Outside of the action sequences, matters are even worse. The relationships between the assorted characters are poorly drawn, and don’t encompass any satisfying emotional arcs. The O’Connells are completely uninteresting individuals: Alex is smug and bratty, Evelyn is a maddeningly chipper automaton and Rick seems to be only half-interested in the events going on around him. Fraser occasionally manages to imbue his character with a glimmer of charm, but he generally comes across like an off-duty children’s entertainer. Li, employing the method acting for which he is so admired, seems to have ‘become’ CGI (I defy you to identify where the man ends and 3D-rendered object begins); Yeoh is underused; and Alex’s love interest, played by Isabella Leong, is mere eye candy. Perhaps most annoying of all is John Hannah as Evelyn’s brother Jonathan, whose role in the film is limited to uttering a seemingly endless series of bad one-liners and undergoing various 'amusing' humiliations (should his career subsequently suffer a catastrophic failure, TotDE will have done him the service of setting him up as the go-to guy for vomiting-yak sequences).

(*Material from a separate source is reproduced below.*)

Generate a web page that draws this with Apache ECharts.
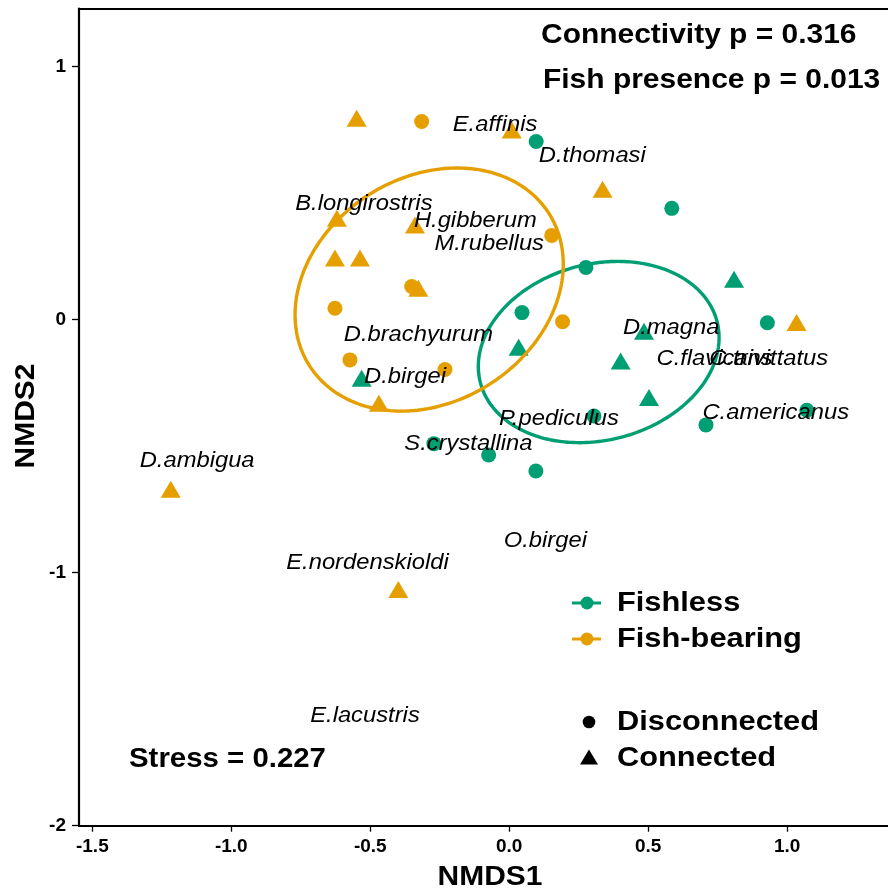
<!DOCTYPE html>
<html><head><meta charset="utf-8">
<script src="https://cdn.jsdelivr.net/npm/echarts@6/dist/echarts.min.js"></script>
<style>html,body{margin:0;padding:0;background:#fff}#c{width:888px;height:891px}</style>
</head><body><div id="c"></div>
<script>
const GREEN = '#009E73', ORANGE = '#E69F00';
const FONT = '"Liberation Sans", Arial, Helvetica, sans-serif';

const xTicks = [-1.5, -1.0, -0.5, 0.0, 0.5, 1.0];
const yTicks = [-2, -1, 0, 1];
const xRange = [-1.548, 1.363];
const yRange = [-2, 1.229];

// site scores
const fishBearingDisconnected = [[-0.315,0.783],[0.153,0.333],[-0.351,0.131],[-0.627,0.045],[-0.573,-0.159],[-0.231,-0.197],[0.192,-0.008]];
const fishBearingConnected = [[-0.549,0.796],[0.009,0.750],[0.336,0.515],[-0.620,0.401],[-0.339,0.374],[-0.627,0.244],[-0.537,0.244],[-0.327,0.124],[-0.469,-0.330],[-1.218,-0.670],[-0.399,-1.066],[1.034,-0.011]];
const fishlessDisconnected = [[0.097,0.704],[0.585,0.440],[0.276,0.206],[0.046,0.028],[0.929,-0.012],[0.305,-0.381],[0.708,-0.416],[1.071,-0.358],[-0.271,-0.490],[-0.074,-0.535],[0.096,-0.598]];
const fishlessConnected = [[0.809,0.160],[0.485,-0.046],[0.034,-0.109],[0.401,-0.163],[0.503,-0.308],[-0.531,-0.232]];

// species scores
const speciesNames = ['E.affinis','D.thomasi','B.longirostris','H.gibberum','M.rubellus','D.brachyurum','D.birgei','D.magna','C.flavicans','C.trivittatus','C.americanus','P.pediculus','S.crystallina','D.ambigua','E.nordenskioldi','E.lacustris','O.birgei'];
const speciesX = [-0.051,0.299,-0.523,-0.122,-0.072,-0.327,-0.375,0.583,0.739,0.934,0.959,0.179,-0.147,-1.123,-0.510,-0.519,0.130];
const speciesY = [0.770,0.646,0.457,0.391,0.301,-0.060,-0.227,-0.032,-0.155,-0.155,-0.368,-0.391,-0.492,-0.560,-0.961,-1.566,-0.874];

// ellipses: centre x, centre y, conjugate vector U (x,y), conjugate vector V (x,y)
const ellipseFishless = [0.322,-0.128,0.426,0.120,0.0785,-0.3375];
const ellipseFishBearing = [-0.288,0.119,0.432,0.299,0.215,-0.376];

const legendGroups = ['Fishless','Fish-bearing'];
const legendShapes = ['Disconnected','Connected'];
const statTexts = ['Connectivity p = 0.316','Fish presence p = 0.013','Stress = 0.227'];
const axisTitles = ['NMDS1','NMDS2'];

const chart = echarts.init(document.getElementById('c'), null, {renderer:'canvas'});

function ellipseItem(params, api){
  const cx=api.value(0), cy=api.value(1), ux=api.value(2), uy=api.value(3), vx=api.value(4), vy=api.value(5);
  const pts=[];
  for(let i=0;i<=240;i++){
    const t=2*Math.PI*i/240;
    pts.push(api.coord([cx+ux*Math.cos(t)+vx*Math.sin(t), cy+uy*Math.cos(t)+vy*Math.sin(t)]));
  }
  return {type:'polyline', shape:{points:pts}, style:{stroke:api.visual('color'), lineWidth:3.4, fill:null}, silent:true};
}
function labelItem(params, api){
  const p = api.coord([api.value(0), api.value(1)]);
  return {type:'text', x:p[0], y:p[1], scaleX:1.08, silent:true,
    style:{text:speciesNames[params.dataIndex], fill:'#000', fontSize:22, fontStyle:'italic', fontFamily:FONT, align:'center', verticalAlign:'middle'}};
}

const axisLineStyle = {color:'#000', width:2.2};
function boldText(text, x, y, opts){
  opts = opts || {};
  return {type:'text', x, y, scaleX:opts.scaleX||1.07, rotation:opts.rotation||0, silent:true,
    style:{text, fill:'#000', fontSize:opts.size||28, fontWeight:'bold', fontFamily:FONT, align:opts.align||'left', verticalAlign:'middle'}};
}

const lx = 587, tx = 617;
const graphic = [
  boldText(statTexts[0], 541, 35),
  boldText(statTexts[1], 543, 80),
  boldText(statTexts[2], 129, 759, {size:28, scaleX:1.05}),
  boldText(axisTitles[0], 490, 877, {align:'center'}),
  boldText(axisTitles[1], 26, 416, {align:'center', rotation:Math.PI/2}),
  {type:'line', shape:{x1:lx-15, y1:603, x2:lx+14, y2:603}, style:{stroke:GREEN, lineWidth:3}},
  {type:'circle', shape:{cx:lx, cy:603, r:6.5}, style:{fill:GREEN}},
  boldText(legendGroups[0], tx, 603, {scaleX:1.1}),
  {type:'line', shape:{x1:lx-15, y1:639, x2:lx+14, y2:639}, style:{stroke:ORANGE, lineWidth:3}},
  {type:'circle', shape:{cx:lx, cy:639, r:6.5}, style:{fill:ORANGE}},
  boldText(legendGroups[1], tx, 639, {scaleX:1.1}),
  {type:'circle', shape:{cx:589, cy:722, r:6.3}, style:{fill:'#000'}},
  boldText(legendShapes[0], tx, 722, {scaleX:1.1}),
  {type:'polygon', shape:{points:[[580,764.5],[598,764.5],[589,749.5]]}, style:{fill:'#000'}},
  boldText(legendShapes[1], tx, 758, {scaleX:1.1})
];

chart.setOption({
  animation:false,
  backgroundColor:'#fff',
  grid:{left:79, right:0, top:8.7, bottom:65.3, containLabel:false, outerBoundsMode:'none'},
  xAxis:[{
    type:'value', min:xRange[0], max:xRange[1], position:'bottom',
    axisLine:{show:true, onZero:false, lineStyle:axisLineStyle},
    axisTick:{show:true, length:6, customValues:xTicks, lineStyle:{color:'#000', width:1.3}},
    axisLabel:{show:true, customValues:xTicks, formatter:v=>v.toFixed(1), fontSize:19, fontWeight:'bold', color:'#000', fontFamily:FONT, margin:12},
    splitLine:{show:false}
  },{
    type:'value', min:xRange[0], max:xRange[1], position:'top',
    axisLine:{show:true, onZero:false, lineStyle:axisLineStyle},
    axisTick:{show:false}, axisLabel:{show:false}, splitLine:{show:false}
  }],
  yAxis:{
    type:'value', min:yRange[0], max:yRange[1],
    axisLine:{show:true, onZero:false, lineStyle:axisLineStyle},
    axisTick:{show:true, length:7, customValues:yTicks, lineStyle:{color:'#000', width:1.3}},
    axisLabel:{show:true, customValues:yTicks, formatter:v=>String(Math.round(v)), fontSize:19, fontWeight:'bold', color:'#000', fontFamily:FONT, margin:13},
    splitLine:{show:false}
  },
  series:[
    {type:'scatter', name:'Fish-bearing disconnected', data:fishBearingDisconnected, symbol:'circle', symbolSize:15, itemStyle:{color:ORANGE, opacity:1}, silent:true, z:2},
    {type:'scatter', name:'Fish-bearing connected', data:fishBearingConnected, symbol:'triangle', symbolSize:[20,17], itemStyle:{color:ORANGE, opacity:1}, silent:true, z:2},
    {type:'scatter', name:'Fishless disconnected', data:fishlessDisconnected, symbol:'circle', symbolSize:15, itemStyle:{color:GREEN, opacity:1}, silent:true, z:2},
    {type:'scatter', name:'Fishless connected', data:fishlessConnected, symbol:'triangle', symbolSize:[20,17], itemStyle:{color:GREEN, opacity:1}, silent:true, z:2},
    {type:'custom', name:'Fishless ellipse', data:[ellipseFishless], renderItem:ellipseItem, itemStyle:{color:GREEN}, z:3, silent:true},
    {type:'custom', name:'Fish-bearing ellipse', data:[ellipseFishBearing], renderItem:ellipseItem, itemStyle:{color:ORANGE}, z:4, silent:true},
    {type:'custom', name:'Species', data:speciesX.map((x,i)=>[x, speciesY[i]]), renderItem:labelItem, z:5, silent:true}
  ],
  graphic:graphic
});
</script>
</body></html>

Mindless, soulless and charmless; this film is an ordeal of relentless tedium, and it will probably prove to be an ignominious end to the series. Like the mummies themselves, it is an ossified cadaver (its spirit long since fled and its brain rotted away in a pot somewhere), dug out of a pit and put on public display. And where its predecessors were able to summon up enough magic to get the corpse dancing about for ninety minutes or so, this time round the best that can be done is to put it in a few lifelike poses and take some tourist snaps.